**GIVEN TASK:** Output the material exactly, but drop every image it holds.

****************

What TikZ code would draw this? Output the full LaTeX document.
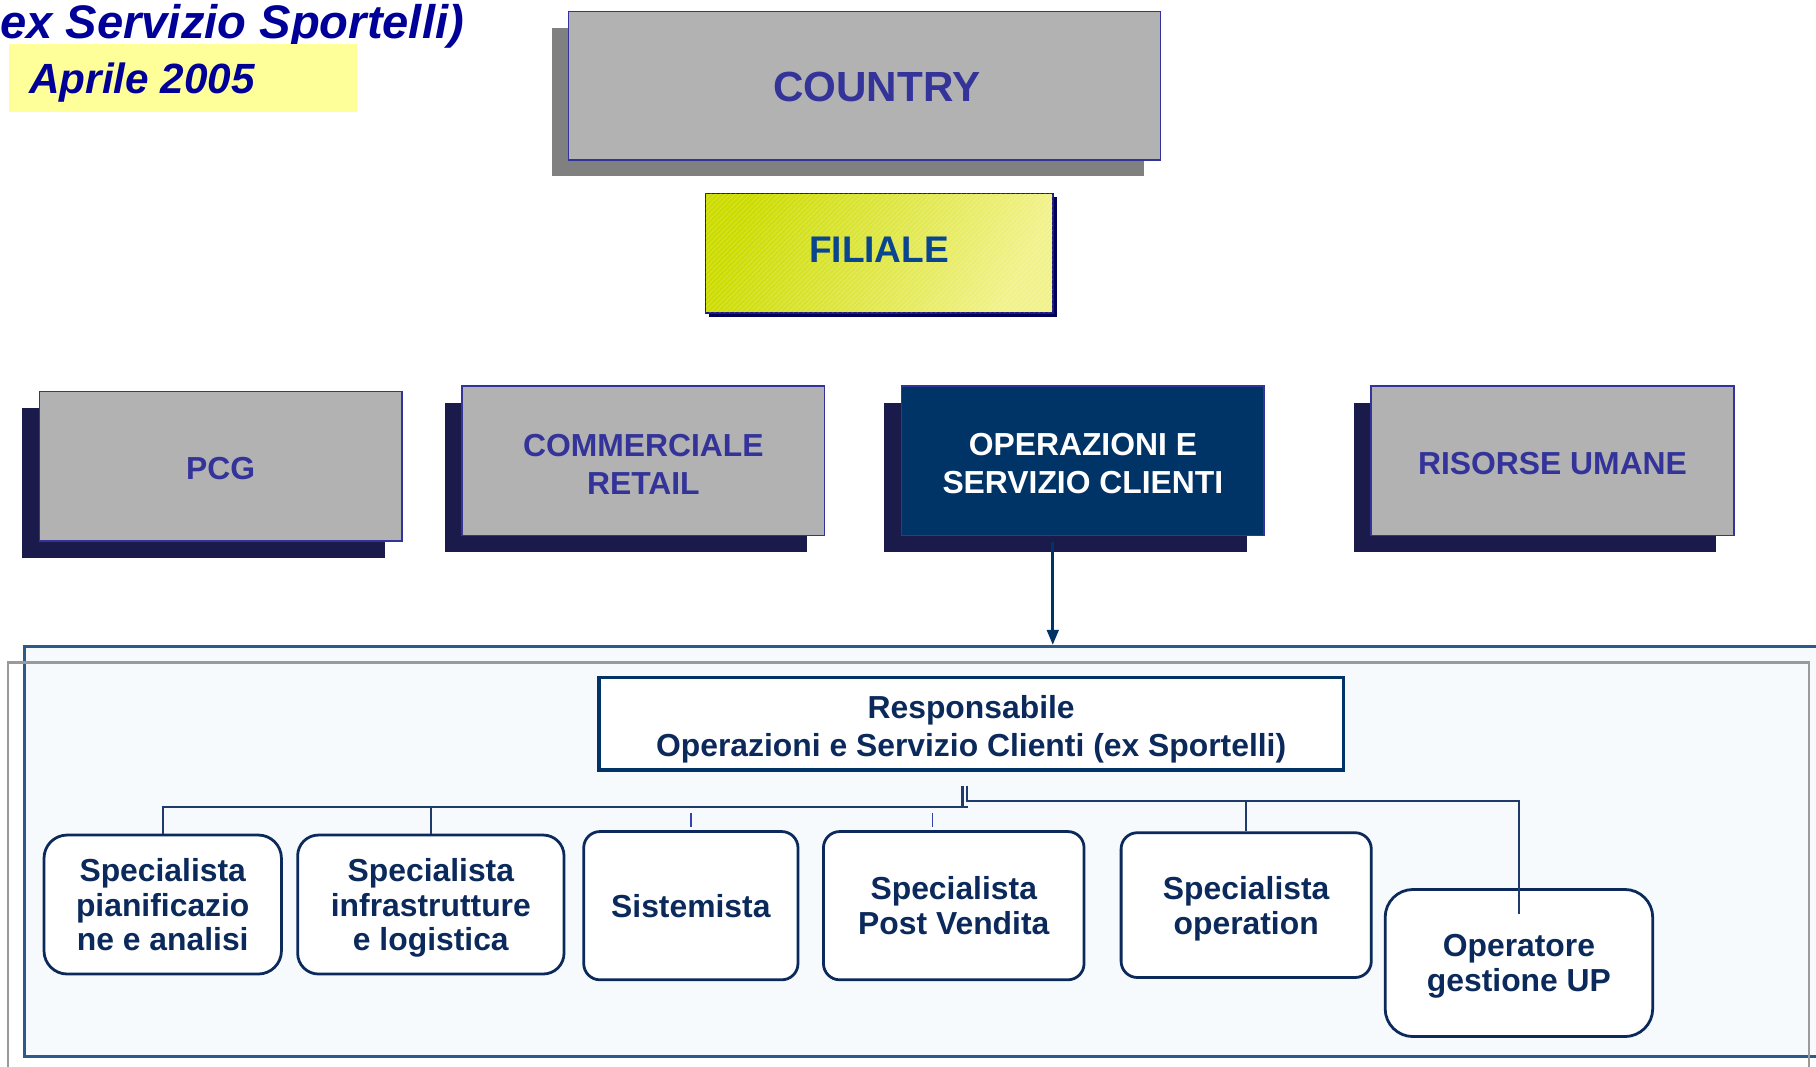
\documentclass[tikz,border=0pt]{standalone}
\usepackage{fontspec}
\setmainfont{Liberation Sans}
\usetikzlibrary{calc,arrows.meta,shadows,patterns.meta}

\definecolor{titleblue}{HTML}{000099}
\definecolor{boxblue}{HTML}{333399}
\definecolor{boxgray}{HTML}{B2B2B2}
\definecolor{shadowgray}{HTML}{808080}
\definecolor{shadownavy}{HTML}{1B1B4B}
\definecolor{opnavy}{HTML}{003366}
\definecolor{notepale}{HTML}{FFFF99}
\definecolor{panelline}{HTML}{2B5B8B}
\definecolor{panelfill}{HTML}{F7FAFD}
\definecolor{framegray}{HTML}{9A9A9A}
\definecolor{inknavy}{HTML}{0B2A5B}
\definecolor{linknavy}{HTML}{1F3B6B}
\definecolor{tickblue}{HTML}{3344AA}
\definecolor{filialetext}{HTML}{0A4590}
\definecolor{filialeedge}{HTML}{1A1A80}
\definecolor{filialeshadow}{HTML}{00005A}
\definecolor{limeA}{HTML}{CCDC00}
\definecolor{limeB}{HTML}{F2F28C}

\tikzset{
  unitbox/.style={draw=boxblue, line width=0.7pt, fill=boxgray, inner sep=0pt,
    minimum width=156.5pt, minimum height=64.5pt},
  unittext/.style={inner sep=0pt, align=center, text=boxblue,
    font=\fontsize{13.75}{16.5}\selectfont\bfseries},
  rowshadow/.style={general shadow={fill=shadownavy, shadow xshift=-7.5pt, shadow yshift=-7.25pt}},
  rolebox/.style={draw=inknavy, line width=1.2pt, fill=white, inner sep=0pt,
    align=center, text=inknavy, text depth=0pt, font=\fontsize{13.75}{15}\selectfont\bfseries},
  link/.style={draw=linknavy, line width=1pt},
  tickmark/.style={draw=tickblue, line width=0.7pt},
  arrowlink/.style={draw=opnavy, line width=1.3pt, -{Triangle[length=6.5pt,width=5pt]}},
}

\begin{document}
\begin{tikzpicture}[x=0.5pt,y=-0.5pt]
\useasboundingbox (0,0) rectangle (1568,921);
\clip (0,0) rectangle (1568,921);

% heading and date tag
\node[anchor=base east, inner sep=0pt, text=titleblue,
  font=\fontsize{20.35}{24}\selectfont\bfseries\itshape] (title) at (401,33) {ex Servizio Sportelli)};
\node[fill=notepale, minimum width=150pt, minimum height=29.5pt, inner sep=0pt] (datebox) at (158,67.5) {};
\node[anchor=base west, inner sep=0pt, text=titleblue,
  font=\fontsize{18.25}{22}\selectfont\bfseries\itshape] (datetext) at (25,81) {Aprile 2005};

% top of the hierarchy
\node[unitbox, minimum width=255.5pt, minimum height=64pt,
  general shadow={fill=shadowgray, shadow xshift=-7pt, shadow yshift=-7pt}] (country) at (746.5,74) {};
\node[unittext, font=\fontsize{18.2}{22}\selectfont\bfseries] (countrylabel) at (757,75) {COUNTRY};

\node[draw=filialeedge, line width=0.7pt, shading=axis, left color=limeA, right color=limeB,
  shading angle=65,
  general shadow={fill=filialeshadow, shadow xshift=1.75pt, shadow yshift=-1.75pt},
  postaction={pattern={Lines[angle=45,distance=1.5pt,line width=0.3pt]}, pattern color=white, opacity=0.22},
  minimum width=150pt, minimum height=51.5pt, inner sep=0pt, text=filialetext, text depth=2.5pt,
  font=\fontsize{16}{19}\selectfont\bfseries] (filiale) at (759,218.5) {FILIALE};

% functional areas
\node[unitbox, rowshadow] (pcg) at (190.5,402.5) {};
\node[unitbox, rowshadow] (comm) at (555.5,398) {};
\node[unitbox, rowshadow, fill=opnavy] (oper) at (935,398) {};
\node[unitbox, rowshadow] (risorse) at (1340.5,398) {};
\node[unittext] (pcgtext) at ($(pcg.center)+(0,2)$) {PCG};
\node[unittext] (commtext) at ($(comm.center)+(0,3)$) {COMMERCIALE\\RETAIL};
\node[unittext, text=white] (opertext) at ($(oper.center)+(0,2.5)$) {OPERAZIONI E\\SERVIZIO CLIENTI};
\node[unittext] (risorsetext) at ($(risorse.center)+(0,2.5)$) {RISORSE UMANE};

% detail panel
\node[draw=panelline, line width=1.2pt, fill=panelfill, minimum width=789.5pt,
  minimum height=177pt, inner sep=0pt] (panel) at (810.5,735) {};
\node[draw=framegray, line width=1.1pt, minimum width=777.5pt,
  minimum height=194pt, inner sep=0pt] (frame) at (784.5,766) {};

\coordinate (opfoot) at ($(oper.south)+(-26,5)$);
\draw[arrowlink] (opfoot) -- (opfoot |- panel.north);

\node[draw=opnavy, line width=1.6pt, fill=white, minimum width=321.5pt, minimum height=40pt,
  inner sep=0pt] (resp) at (838.5,625) {};
\node[unittext, text=inknavy] (resptext) at ($(resp.center)+(0,4.5)$)
  {Responsabile\\Operazioni e Servizio Clienti (ex Sportelli)};

\node[rolebox, rounded corners=10pt, minimum width=102.5pt, minimum height=60pt] (r1) at (140.5,781)
  {Specialista\\pianificazio\\ne e analisi};
\node[rolebox, rounded corners=9pt, minimum width=115pt, minimum height=60pt] (r2) at (372,781)
  {Specialista\\infrastrutture\\e logistica};
\node[rolebox, rounded corners=7pt, minimum width=92.5pt, minimum height=64pt] (r3) at (596.5,782)
  {Sistemista};
\node[rolebox, rounded corners=7pt, minimum width=112.5pt, minimum height=64pt] (r4) at (823.5,782)
  {Specialista\\Post Vendita};
\node[rolebox, rounded corners=7pt, minimum width=108pt, minimum height=62.5pt] (r5) at (1076,781.5)
  {Specialista\\operation};
\node[rolebox, rounded corners=12pt, minimum width=115.5pt, minimum height=63.5pt] (r6) at (1311.5,831.5)
  {Operatore\\gestione UP};

% reporting lines
\coordinate (trunkL) at ($(resp.south)+(-7.5,12)$);
\coordinate (trunkR) at ($(resp.south)+(-3.5,12)$);
\coordinate (busL) at ($(trunkL)+(0,18)$);
\coordinate (busR) at ($(trunkR)+(0,13)$);
\draw[link] (trunkL) -- (busL);
\draw[link] ($(busL)+(5,0)$) -- (busL -| r1.north) -- (r1.north);
\draw[link] (busL -| r2.north) -- (r2.north);
\draw[link] (trunkR) -- (busR) -- (busR -| r6.north) -- ($(r6.north)+(0,22)$);
\draw[link] (busR -| r5.north) -- (r5.north);
\draw[tickmark] ($(r3.north)+(0,-15)$) -- ($(r3.north)+(0,-3)$);
\draw[tickmark] ($(r4.north)+(-18.5,-15)$) -- ($(r4.north)+(-18.5,-3)$);
\end{tikzpicture}
\end{document}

****************

**EXERCISE RESPONSE:**
What TikZ code would draw this? Output the full LaTeX document.
\documentclass[tikz,border=0pt]{standalone}
\usepackage{fontspec}
\setmainfont{Liberation Sans}
\usetikzlibrary{calc,arrows.meta,shadows,patterns.meta}

\definecolor{titleblue}{HTML}{000099}
\definecolor{boxblue}{HTML}{333399}
\definecolor{boxgray}{HTML}{B2B2B2}
\definecolor{shadowgray}{HTML}{808080}
\definecolor{shadownavy}{HTML}{1B1B4B}
\definecolor{opnavy}{HTML}{003366}
\definecolor{notepale}{HTML}{FFFF99}
\definecolor{panelline}{HTML}{2B5B8B}
\definecolor{panelfill}{HTML}{F7FAFD}
\definecolor{framegray}{HTML}{9A9A9A}
\definecolor{inknavy}{HTML}{0B2A5B}
\definecolor{linknavy}{HTML}{1F3B6B}
\definecolor{tickblue}{HTML}{3344AA}
\definecolor{filialetext}{HTML}{0A4590}
\definecolor{filialeedge}{HTML}{1A1A80}
\definecolor{filialeshadow}{HTML}{00005A}
\definecolor{limeA}{HTML}{CCDC00}
\definecolor{limeB}{HTML}{F2F28C}

\tikzset{
  unitbox/.style={draw=boxblue, line width=0.7pt, fill=boxgray, inner sep=0pt,
    minimum width=156.5pt, minimum height=64.5pt},
  unittext/.style={inner sep=0pt, align=center, text=boxblue,
    font=\fontsize{13.75}{16.5}\selectfont\bfseries},
  rowshadow/.style={general shadow={fill=shadownavy, shadow xshift=-7.5pt, shadow yshift=-7.25pt}},
  rolebox/.style={draw=inknavy, line width=1.2pt, fill=white, inner sep=0pt,
    align=center, text=inknavy, text depth=0pt, font=\fontsize{13.75}{15}\selectfont\bfseries},
  link/.style={draw=linknavy, line width=1pt},
  tickmark/.style={draw=tickblue, line width=0.7pt},
  arrowlink/.style={draw=opnavy, line width=1.3pt, -{Triangle[length=6.5pt,width=5pt]}},
}

\begin{document}
\begin{tikzpicture}[x=0.5pt,y=-0.5pt]
\useasboundingbox (0,0) rectangle (1568,921);
\clip (0,0) rectangle (1568,921);

% heading and date tag
\node[anchor=base east, inner sep=0pt, text=titleblue,
  font=\fontsize{20.35}{24}\selectfont\bfseries\itshape] (title) at (401,33) {ex Servizio Sportelli)};
\node[fill=notepale, minimum width=150pt, minimum height=29.5pt, inner sep=0pt] (datebox) at (158,67.5) {};
\node[anchor=base west, inner sep=0pt, text=titleblue,
  font=\fontsize{18.25}{22}\selectfont\bfseries\itshape] (datetext) at (25,81) {Aprile 2005};

% top of the hierarchy
\node[unitbox, minimum width=255.5pt, minimum height=64pt,
  general shadow={fill=shadowgray, shadow xshift=-7pt, shadow yshift=-7pt}] (country) at (746.5,74) {};
\node[unittext, font=\fontsize{18.2}{22}\selectfont\bfseries] (countrylabel) at (757,75) {COUNTRY};

\node[draw=filialeedge, line width=0.7pt, shading=axis, left color=limeA, right color=limeB,
  shading angle=65,
  general shadow={fill=filialeshadow, shadow xshift=1.75pt, shadow yshift=-1.75pt},
  postaction={pattern={Lines[angle=45,distance=1.5pt,line width=0.3pt]}, pattern color=white, opacity=0.22},
  minimum width=150pt, minimum height=51.5pt, inner sep=0pt, text=filialetext, text depth=2.5pt,
  font=\fontsize{16}{19}\selectfont\bfseries] (filiale) at (759,218.5) {FILIALE};

% functional areas
\node[unitbox, rowshadow] (pcg) at (190.5,402.5) {};
\node[unitbox, rowshadow] (comm) at (555.5,398) {};
\node[unitbox, rowshadow, fill=opnavy] (oper) at (935,398) {};
\node[unitbox, rowshadow] (risorse) at (1340.5,398) {};
\node[unittext] (pcgtext) at ($(pcg.center)+(0,2)$) {PCG};
\node[unittext] (commtext) at ($(comm.center)+(0,3)$) {COMMERCIALE\\RETAIL};
\node[unittext, text=white] (opertext) at ($(oper.center)+(0,2.5)$) {OPERAZIONI E\\SERVIZIO CLIENTI};
\node[unittext] (risorsetext) at ($(risorse.center)+(0,2.5)$) {RISORSE UMANE};

% detail panel
\node[draw=panelline, line width=1.2pt, fill=panelfill, minimum width=789.5pt,
  minimum height=177pt, inner sep=0pt] (panel) at (810.5,735) {};
\node[draw=framegray, line width=1.1pt, minimum width=777.5pt,
  minimum height=194pt, inner sep=0pt] (frame) at (784.5,766) {};

\coordinate (opfoot) at ($(oper.south)+(-26,5)$);
\draw[arrowlink] (opfoot) -- (opfoot |- panel.north);

\node[draw=opnavy, line width=1.6pt, fill=white, minimum width=321.5pt, minimum height=40pt,
  inner sep=0pt] (resp) at (838.5,625) {};
\node[unittext, text=inknavy] (resptext) at ($(resp.center)+(0,4.5)$)
  {Responsabile\\Operazioni e Servizio Clienti (ex Sportelli)};

\node[rolebox, rounded corners=10pt, minimum width=102.5pt, minimum height=60pt] (r1) at (140.5,781)
  {Specialista\\pianificazio\\ne e analisi};
\node[rolebox, rounded corners=9pt, minimum width=115pt, minimum height=60pt] (r2) at (372,781)
  {Specialista\\infrastrutture\\e logistica};
\node[rolebox, rounded corners=7pt, minimum width=92.5pt, minimum height=64pt] (r3) at (596.5,782)
  {Sistemista};
\node[rolebox, rounded corners=7pt, minimum width=112.5pt, minimum height=64pt] (r4) at (823.5,782)
  {Specialista\\Post Vendita};
\node[rolebox, rounded corners=7pt, minimum width=108pt, minimum height=62.5pt] (r5) at (1076,781.5)
  {Specialista\\operation};
\node[rolebox, rounded corners=12pt, minimum width=115.5pt, minimum height=63.5pt] (r6) at (1311.5,831.5)
  {Operatore\\gestione UP};

% reporting lines
\coordinate (trunkL) at ($(resp.south)+(-7.5,12)$);
\coordinate (trunkR) at ($(resp.south)+(-3.5,12)$);
\coordinate (busL) at ($(trunkL)+(0,18)$);
\coordinate (busR) at ($(trunkR)+(0,13)$);
\draw[link] (trunkL) -- (busL);
\draw[link] ($(busL)+(5,0)$) -- (busL -| r1.north) -- (r1.north);
\draw[link] (busL -| r2.north) -- (r2.north);
\draw[link] (trunkR) -- (busR) -- (busR -| r6.north) -- ($(r6.north)+(0,22)$);
\draw[link] (busR -| r5.north) -- (r5.north);
\draw[tickmark] ($(r3.north)+(0,-15)$) -- ($(r3.north)+(0,-3)$);
\draw[tickmark] ($(r4.north)+(-18.5,-15)$) -- ($(r4.north)+(-18.5,-3)$);
\end{tikzpicture}
\end{document}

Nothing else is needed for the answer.